I have often wondered why America is more right-wing than some other wealthy nations. In particular, among the original G7 nations, Canada, France and Germany have all operated decisively to America's left over the past three decades. America's ideological status compared to Italy, Japan, and the United Kingdom is much more debatable.
The question is only relevant as a recent historic development, too. Until Nixon took office, it is possible that America was the most consistently progressive nation on Earth for its entire history. Sure, we were far from perfect, but we were less imperialist than European nations, we were a republic far earlier, we were a relative haven of religious freedom, our social safety net was comparable or superior to just about all other wealthy nations, we were moving toward universal suffrage quite quickly, the death penalty was illegal, we were at the forefront of the early environmental movement, we founded the U.N., and we were, by far, the number one destination of people around the world who were seeking freedom and opportunity.
What happened over the last forty years? In most of the categories I listed above, we have now fallen behind other nations. How did our rate of progressive development slow to a relative crawl compared to many other wealthy nations? I can think of three reasons, one of which can be done away with, possibly permanently, if Obama wins the Presidential campaign. I explain in the extended entry.
The Cold War. Our heavy engagement in the Cold War opened the floodgates in the federal government to the military industrial complex and also created paranoia about left-wing politics in the United States. Our excessive military spending is acting as a long-term drag on social investment projects, and it began because we decided to engage the Cold War so intensely. Whether or not that was a good idea is debatable, but I don't think the effects of that engagement can be debated. In the span of only a couple of decades, we shifted from being an isolationist nation with virtually no military spending to a nation that allied itself with right-wing totalitarians around the globe and which dumped 6-8% of our GDP into military spending even during peace time. It pulled us to the right, big time. This won't really change much under an Obama administration.
Intense Religious Belief. Compared to other wealthy nations, America is a vastly more religious nation. This is at least partly due to our lack of a state religion, as the direct attachment of religion to states in most western European nations probably helped to discredit all religions in those countries. Religion was often a propagandistic, officially oppressive force in those states in a way it just wasn't in America. In fact, many of the progressive reforms in the United States, from abolition, to suffrage, to civil rights and the anti-war movement, came from religious organizations. However, overall, the greater connection to religion, especially the better organizing of conservative religious organizations of late, has been a socially conservative force in this country.

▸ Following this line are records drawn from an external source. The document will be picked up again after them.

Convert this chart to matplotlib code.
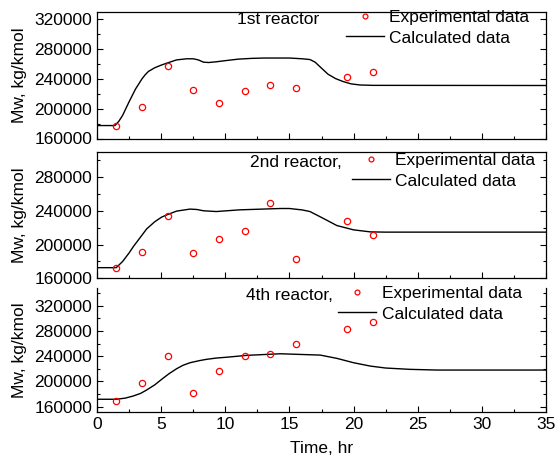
import matplotlib
matplotlib.use("Agg")
import matplotlib.pyplot as plt
from matplotlib.lines import Line2D
from matplotlib.ticker import MultipleLocator

plt.rcParams['font.family'] = ['Liberation Sans', 'DejaVu Sans']
FS = 12.5

# ---- data ----
t_exp = [1.5, 3.5, 5.5, 7.5, 9.5, 11.5, 13.5, 15.5, 19.5, 21.5]
exp1 = [177000, 202000, 257000, 225000, 207000, 224000, 232000, 228000, 242000, 249000]
exp2 = [172000, 191000, 234000, 190000, 206000, 216000, 249000, 183000, 228000, 211000]
exp3 = [169500, 198000, 241000, 181000, 216000, 240000, 244000, 259000, 283000, 294000]

t_calc1 = [0, 1.4, 1.7, 2.0, 2.5, 3.0, 3.5, 3.75, 4.0, 4.5, 5.0, 5.5, 6.2, 7.0, 7.5, 7.9, 8.3, 8.7,
           9.3, 10, 11, 12, 13, 15, 16, 16.6, 17.0, 17.5, 18.0, 18.6, 19.2, 19.8, 20.5, 21.5, 35]
calc1 = [177300, 177300, 183000, 191000, 209000, 226000, 239500, 245000, 249500, 254500,
         258000, 261000, 265000, 266500, 266500, 265000, 262000, 261500, 262500, 264000,
         266000, 267000, 267500, 267500, 266500, 265500, 262000, 254000, 246000, 240000,
         236000, 233000, 231500, 231000, 230800]

t_calc2 = [0, 1.5, 2.0, 2.5, 2.83, 3.5, 3.87, 4.5, 5.04, 5.5, 6.2, 7.25, 7.8, 8.3, 9.3,
           11.1, 14.3, 15.0, 16.0, 16.6, 17.6, 18.7, 20.0, 21.3, 22.5, 35]
calc2 = [172600, 172600, 180000, 190000, 197500, 211000, 218500, 227000, 232500, 235500,
         239600, 242000, 241500, 240000, 239100, 241100, 242700, 242700, 241000, 239100,
         231300, 222500, 217400, 215000, 214700, 214700]

t_calc3 = [0, 1.5, 2.2, 2.83, 3.4, 3.87, 4.5, 5.04, 5.6, 6.2, 6.7, 7.25, 8.0, 8.55, 9.3, 10.1, 11.7,
           14.3, 15.0, 17.4, 18.7, 20.0, 21.3, 22.5, 24.4, 26.5, 35]
calc3 = [171700, 171700, 173500, 176900, 181000, 186400, 194500, 203300, 212000, 220000,
         225500, 229600, 233000, 235000, 237000, 238300, 241300, 243800, 243300, 241700,
         236500, 229600, 224300, 221200, 219100, 218000, 218000]

reactor_labels = ["1st reactor", "2nd reactor,", "4th reactor,"]
ylims = [(160000, 329000), (160000, 310000), (152000, 348000)]
yticks = [[160000, 200000, 240000, 280000, 320000],
          [160000, 200000, 240000, 280000],
          [160000, 200000, 240000, 280000, 320000]]

W, H = 556, 458
def fx(x): return x / W
def fy(y): return 1 - y / H

fig = plt.figure(figsize=(W / 100, H / 100), dpi=100)

boxes = [(12, 138.5), (151.7, 278.3), (288, 411.7)]
left, right = 97, 546
axes = []
for (top, bot) in boxes:
    ax = fig.add_axes([fx(left), fy(bot), fx(right) - fx(left), fy(top) - fy(bot)])
    axes.append(ax)

series = [(t_calc1, calc1, exp1), (t_calc2, calc2, exp2), (t_calc3, calc3, exp3)]
for i, ax in enumerate(axes):
    tc, cc, ee = series[i]
    ax.plot(tc, cc, color='black', lw=1.0)
    ax.plot(t_exp, ee, 'o', mfc='none', mec='red', ms=4.5, mew=0.9)
    ax.set_xlim(0, 35)
    ax.set_ylim(*ylims[i])
    ax.set_yticks(yticks[i])
    ax.yaxis.set_minor_locator(MultipleLocator(20000))
    ax.xaxis.set_major_locator(MultipleLocator(5))
    ax.xaxis.set_minor_locator(MultipleLocator(2.5))
    ax.tick_params(which='both', direction='in', right=True, top=False,
                   labelsize=FS, width=0.8)
    ax.tick_params(which='major', length=4)
    ax.tick_params(which='minor', length=2.5)
    ax.set_ylabel("Mw, kg/kmol", fontsize=FS)
    for s in ax.spines.values():
        s.set_linewidth(0.9)
    if i < 2:
        ax.tick_params(labelbottom=False)
    ax.yaxis.set_label_coords((27 - left) / (right - left), 0.5)
axes[2].spines['top'].set_visible(False)
axes[2].set_xlabel("Time, hr", fontsize=FS, labelpad=7)

leg_pos = [(346, 10, 319, 19), (351.7, 153, 341.7, 162.5), (338.3, 286, 333.3, 296)]
for i, ax in enumerate(axes):
    hx, hy, tx, ty = leg_pos[i]
    handles = [Line2D([], [], ls='none', marker='o', mfc='none', mec='red', ms=3.5, mew=0.9),
               Line2D([], [], color='black', lw=1.0)]
    ax.legend(handles, ["Experimental data", "Calculated data"], loc='upper left',
              bbox_to_anchor=(fx(hx), fy(hy)), bbox_transform=fig.transFigure,
              frameon=False, borderpad=0, borderaxespad=0, handlelength=2.2,
              handletextpad=0.3, labelspacing=0.3, fontsize=FS)
    fig.text(fx(tx), fy(ty), reactor_labels[i], ha='right', va='center', fontsize=FS)

fig.savefig("out.png", dpi=100)
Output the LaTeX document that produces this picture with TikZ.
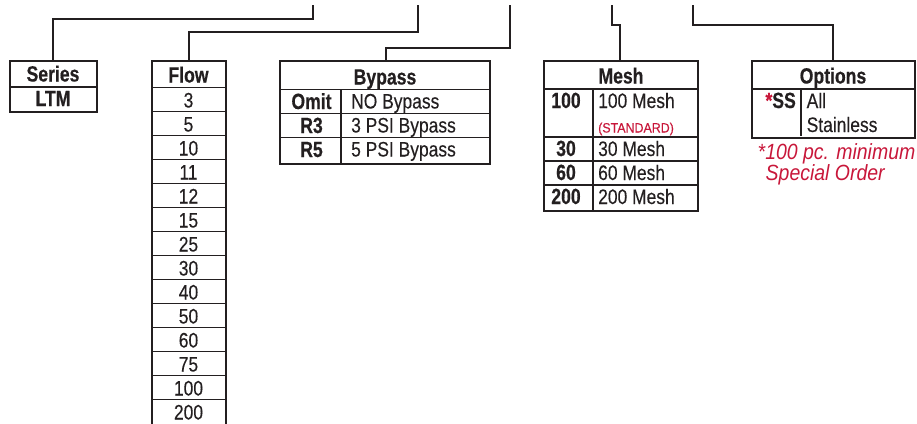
\documentclass[tikz,border=0pt]{standalone}
\usepackage{fontspec}
\setmainfont{Liberation Sans}
\newfontfamily\bfcond[FakeStretch=0.80,FakeBold=0.5]{Liberation Sans Bold}
\newfontfamily\rgcond[FakeStretch=0.83,FakeBold=0.25]{Liberation Sans}
\newfontfamily\stdcond[FakeStretch=0.92,FakeBold=0.25]{Liberation Sans}
\newfontfamily\itcond[FakeStretch=0.885]{Liberation Sans Italic}
\definecolor{ink}{HTML}{231F20}
\definecolor{accent}{HTML}{C8173A}
\tikzset{
  box/.style={draw=ink,line width=2pt,inner sep=0pt,outer sep=0pt,anchor=north west},
  rowline/.style={draw=ink,line width=1.6pt},
  link/.style={draw=ink,line width=2pt},
  bold/.style={font=\fontsize{22}{22}\bfcond,text=ink,inner sep=0pt},
  plain/.style={font=\fontsize{21}{22}\rgcond,text=ink,inner sep=0pt},
  plainw/.style={plain,anchor=base west},
  boldc/.style={bold,anchor=base},
  plainc/.style={plain,anchor=base},
  note/.style={font=\fontsize{22}{22}\itcond,text=accent,inner sep=0pt,anchor=base west},
  std/.style={font=\fontsize{13.5}{14}\stdcond,text=accent,inner sep=0pt,anchor=base west},
}
\begin{document}
\begin{tikzpicture}[x=1pt,y=-1pt]
\useasboundingbox (0,0) rectangle (917,423);
% boxes
\node[box,minimum width=87pt,minimum height=51.5pt] (series) at (9.5,60.5) {};
\node[box,minimum width=73.5pt,minimum height=365pt] (flow) at (152,60.5) {};
\node[box,minimum width=209.5pt,minimum height=103.5pt] (bypass) at (280,60.5) {};
\node[box,minimum width=154pt,minimum height=150pt] (mesh) at (544,61) {};
\node[box,minimum width=162.5pt,minimum height=76.5pt] (options) at (752,61) {};
% connector free ends
\coordinate (seriesC) at (313,19);   \coordinate (seriesT) at (313,5);
\coordinate (flowC) at (417.5,31.5); \coordinate (flowT) at (417.5,5);
\coordinate (bypassS) at (386,60);   \coordinate (bypassC) at (509.5,47.5); \coordinate (bypassT) at (509.5,5);
\coordinate (meshS) at (619.5,60);   \coordinate (meshC) at (612,24.5);     \coordinate (meshT) at (612,5);
\coordinate (optS) at (832.5,60);    \coordinate (optC) at (693,24.5);      \coordinate (optT) at (693,5);
\draw[link] (series.north) |- (seriesC) -- (seriesT);
\draw[link] (flow.north) |- (flowC) -- (flowT);
\draw[link] (bypassS) |- (bypassC) -- (bypassT);
\draw[link] (meshS) |- (meshC) -- (meshT);
\draw[link] (optS) |- (optC) -- (optT);
% series
\draw[rowline] (9.5,87) -- (96.5,87);
\node[boldc] (seriesH) at (53,81.5) {Series};
\node[boldc] (seriesV) at (53,106) {LTM};
% flow
\node[boldc] (flowH) at (188.5,82.5) {Flow};
\draw[rowline] (152,87.5) -- (225.5,87.5);
\foreach \v [count=\i from 0] in {3,5,10,11,12,15,25,30,40,50,60,75,100,200}{
  \node[plainc] (flow\i) at (188.5,107.5+24*\i) {\v};
  \ifnum\i>0 \draw[rowline,line width=1.3pt] (152,87.5+24*\i) -- (225.5,87.5+24*\i);\fi
}
% bypass
\node[boldc] (bypassH) at (385,84.5) {Bypass};
\draw[rowline] (280,89.5) -- (489.5,89.5);
\draw[rowline,line width=1.3pt] (280,113.5) -- (489.5,113.5);
\draw[rowline,line width=1.3pt] (280,137.5) -- (489.5,137.5);
\draw[rowline,line width=1.3pt] (341,89.5) -- (341,164);
\node[boldc] (b1) at (311.5,109) {Omit};
\node[boldc] (b2) at (311.5,133) {R3};
\node[boldc] (b3) at (311.5,157) {R5};
\node[plainw] (b1t) at (351,108.5) {NO Bypass};
\node[plainw] (b2t) at (351,132.5) {3 PSI Bypass};
\node[plainw] (b3t) at (351,156.5) {5 PSI Bypass};
% mesh
\node[boldc] (meshH) at (621,83.5) {Mesh};
\draw[rowline] (544,89) -- (698,89);
\draw[rowline,line width=1.3pt] (544,137) -- (698,137);
\draw[rowline,line width=1.3pt] (544,161) -- (698,161);
\draw[rowline,line width=1.3pt] (544,185) -- (698,185);
\draw[rowline,line width=1.3pt] (593,89) -- (593,211);
\node[boldc] (m1) at (566,108) {100};
\node[boldc] (m2) at (566,156) {30};
\node[boldc] (m3) at (566,180) {60};
\node[boldc] (m4) at (566,204) {200};
\node[plainw] (m1t) at (598,108) {100 Mesh};
\node[std] (m1s) at (598,132.5) {(STANDARD)};
\node[plainw] (m2t) at (598,156) {30 Mesh};
\node[plainw] (m3t) at (598,180) {60 Mesh};
\node[plainw] (m4t) at (598,204) {200 Mesh};
% options
\node[boldc] (optH) at (833,83.5) {Options};
\draw[rowline] (752,89) -- (914.5,89);
\draw[rowline,line width=1.3pt] (801,89) -- (801,136);
\node[bold,anchor=base east] (o1) at (796,108) {\textcolor{accent}{*}SS};
\node[plainw] (o1a) at (806.5,108) {All};
\node[plainw] (o1b) at (806.5,132) {Stainless};
% note
\node[note] (n1) at (757.5,159.5) {*100 pc. minimum};
\node[note] (n2) at (765.5,180.5) {Special Order};
\end{tikzpicture}
\end{document}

Our Apartheid State. This is the big one, and perhaps a more important cause than the previous two combined. The truth is that while America was the most consistently progressive country in the world from the 1790's through most of the 1960's, we were also an apartheid state in respect to our largest minority, African-Americans. Our greater income inequality, our lack of effective opposition to rising corporatism, our relatively smaller union movement, our lack of universal health care, our suburban car culture, the one-third of our public schools that perform very poorly--all of these are directly connected to our apartheid legacy. What's more, the movement to end the apartheid state caused a huge backlash against other aspects of the progressive agenda from many white working class quarters. The net effect was to create a conservative plurality in America that has largely governed, and retarded our progress, for the past forty years. Certainly, gains were made, but not nearly as many as in other wealthy nations.
This morning, as I saw John McCain pull even, or possibly slightly ahead, of Barack Obama in the presidential campaign, I was thinking about these three causes. It occurred to me that by electing Obama, we could strike a major blow against the third cause by defeating the conservative backlash coalition and ending electoral reliance on socially conservative whites. This wasn't a new thought, as I wrote about this a couple of weeks ago in The Nation and for much longer than that online, but it did occur to me that striking this major blow against right-wing America was going to be far more difficult than I had previously appreciated. This election will turn on identity, and progressives haven't won an election like that in at least 44 years. If we pull it off, it means that the third major cause of America's right-wing slide will have been defeated, but clearly it isn't going to come easy.